Fifty years after Robert Kennedy was shot and killed, I walked 50 miles in two days, June 5 and 6, to honor and remember him.

Before Martin Luther King Jr. was shot, his influence was fading, both because younger and sometimes more militant civil rights leaders were emerging, and because like Muhammad Ali, King had taken a stand against the Vietnam War.

The day he was shot, Robert Kennedy’s star was ascending. He won the all-important California primary and was headed to the convention in Chicago, where I believe he might well have won the nomination and faced Richard Nixon, an opponent the Kennedys had already beaten once before.

Yet in what resembles planned obsolescence, his importance in history has been forgotten or ignored.

I do not disparage Martin Luther King Jr. nor his importance to this country in any way. But I do disparage the rewriting of history to suit the current political correctness. I do not think we need a national holiday in Kennedy’s honor, but I do feel the 50th anniversary of his death deserves a front-page article and perhaps an editorial.

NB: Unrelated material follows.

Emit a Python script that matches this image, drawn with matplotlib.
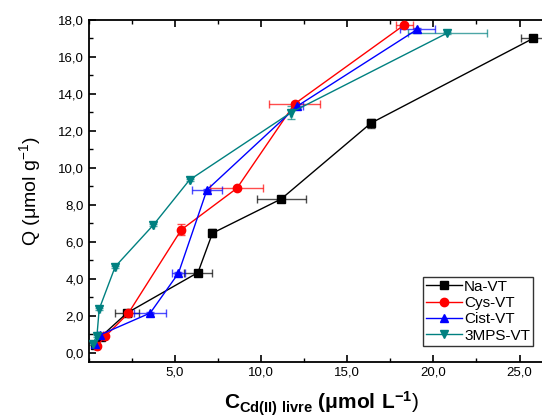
import matplotlib
matplotlib.use("Agg")
import matplotlib.pyplot as plt
from matplotlib.ticker import FuncFormatter, MultipleLocator

plt.rcParams["font.family"] = ["Liberation Sans", "DejaVu Sans"]
plt.rcParams["mathtext.fontset"] = "custom"
plt.rcParams["mathtext.rm"] = "Liberation Sans"
plt.rcParams["mathtext.bf"] = "Liberation Sans:bold"

# Na-VT
na_x = [0.40, 0.70, 2.23, 6.35, 7.19, 11.18, 16.38, 25.78]
na_y = [0.40, 0.85, 2.15, 4.34, 6.47, 8.32, 12.42, 17.00]
na_xerr = [0.10, 0.10, 0.70, 0.80, 0.15, 1.43, 0.20, 0.70]
na_yerr = [0.05, 0.05, 0.05, 0.05, 0.20, 0.05, 0.25, 0.05]

# Cys-VT
cys_x = [0.49, 0.97, 2.32, 5.38, 8.61, 11.95, 18.31]
cys_y = [0.38, 0.88, 2.15, 6.65, 8.90, 13.46, 17.73]
cys_xerr = [0.10, 0.10, 0.20, 0.15, 1.54, 1.50, 0.50]
cys_yerr = [0.05, 0.05, 0.05, 0.30, 0.05, 0.10, 0.05]

# Cist-VT
cist_x = [0.40, 0.68, 3.58, 5.22, 6.87, 12.12, 19.08]
cist_y = [0.50, 0.97, 2.15, 4.31, 8.81, 13.35, 17.50]
cist_xerr = [0.10, 0.15, 0.93, 0.40, 0.87, 0.30, 1.00]
cist_yerr = [0.05, 0.10, 0.05, 0.05, 0.05, 0.10, 0.05]

# 3MPS-VT
mps_x = [0.25, 0.49, 0.62, 1.55, 3.77, 5.86, 11.74, 20.82]
mps_y = [0.49, 0.92, 2.36, 4.66, 6.92, 9.35, 12.99, 17.30]
mps_xerr = [0.05, 0.05, 0.05, 0.05, 0.05, 0.05, 0.05, 2.30]
mps_yerr = [0.05, 0.05, 0.05, 0.05, 0.05, 0.05, 0.35, 0.05]

series = [
    ("Na-VT", na_x, na_y, na_xerr, na_yerr, "#000000", "s"),
    ("Cys-VT", cys_x, cys_y, cys_xerr, cys_yerr, "#ff0000", "o"),
    ("Cist-VT", cist_x, cist_y, cist_xerr, cist_yerr, "#0000ff", "^"),
    ("3MPS-VT", mps_x, mps_y, mps_xerr, mps_yerr, "#008080", "v"),
]

fig = plt.figure(figsize=(5.42, 4.19), dpi=100)
ax = fig.add_axes([88.5 / 542, 1 - 362 / 419, 465.5 / 542, 342 / 419])

for name, x, y, xerr, yerr, color, marker in series:
    ax.errorbar(x, y, xerr=xerr, yerr=yerr, fmt="none", ecolor=color,
                elinewidth=1.0, capsize=3, alpha=0.7, zorder=2)
    ax.plot(x, y, color=color, marker=marker, markersize=6, linewidth=1.0,
            label=name, zorder=3)

ax.set_xlim(0, 27)
ax.set_ylim(-0.5, 18.0)
ax.xaxis.set_major_locator(MultipleLocator(5))
ax.xaxis.set_minor_locator(MultipleLocator(2.5))
ax.yaxis.set_major_locator(MultipleLocator(2))
ax.yaxis.set_minor_locator(MultipleLocator(1))
comma = FuncFormatter(lambda v, p: f"{v:.1f}".replace(".", ","))
ax.xaxis.set_major_formatter(comma)
ax.yaxis.set_major_formatter(comma)
xt = ax.get_xticks()
ax.set_xticks([t for t in xt if t > 0 and t <= 27])
ax.tick_params(axis="both", which="major", direction="out", length=5,
               width=1.2, labelsize=9.5)
ax.tick_params(axis="both", which="minor", direction="out", length=3, width=1.0)
ax.tick_params(top=True, which="both", direction="in")
for s in ax.spines.values():
    s.set_linewidth(1.3)

ax.set_ylabel(r"Q ($\mathrm{\mu}$mol g$^{\mathrm{-1}}$)", fontsize=14, labelpad=10)
ax.set_xlabel(r"$\mathbf{C_{Cd(II)\ livre}}$ $\mathbf{(\mu mol\ L^{-1}}$)",
              fontsize=15, labelpad=8)

leg = ax.legend(loc="lower left", bbox_to_anchor=(0.718, 0.048), fontsize=11,
                frameon=True, fancybox=False, edgecolor="black",
                handlelength=2.4, handletextpad=0.1, borderpad=0.2,
                labelspacing=0.15, borderaxespad=0)
leg.get_frame().set_linewidth(1.0)

fig.savefig("out.png", dpi=100)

Also Kennedy deserves to be remembered for his life, not for the details of his assassination. For putting justice and excellence and fairness in the Justice Department. For his wise counsel during the Cuban missile crisis. For his taking a stand against the Vietnam War. For inspiring the best in a generation of young Americans.

I walked 50 miles not just to remember Robert Kennedy but also to remember how he brought out the best in our generation. He was a real person — for many, a real hero — and he should be remembered, especially now when the best government can seem to give us is a remake of Monty Hall’s “Let’s Make A Deal.”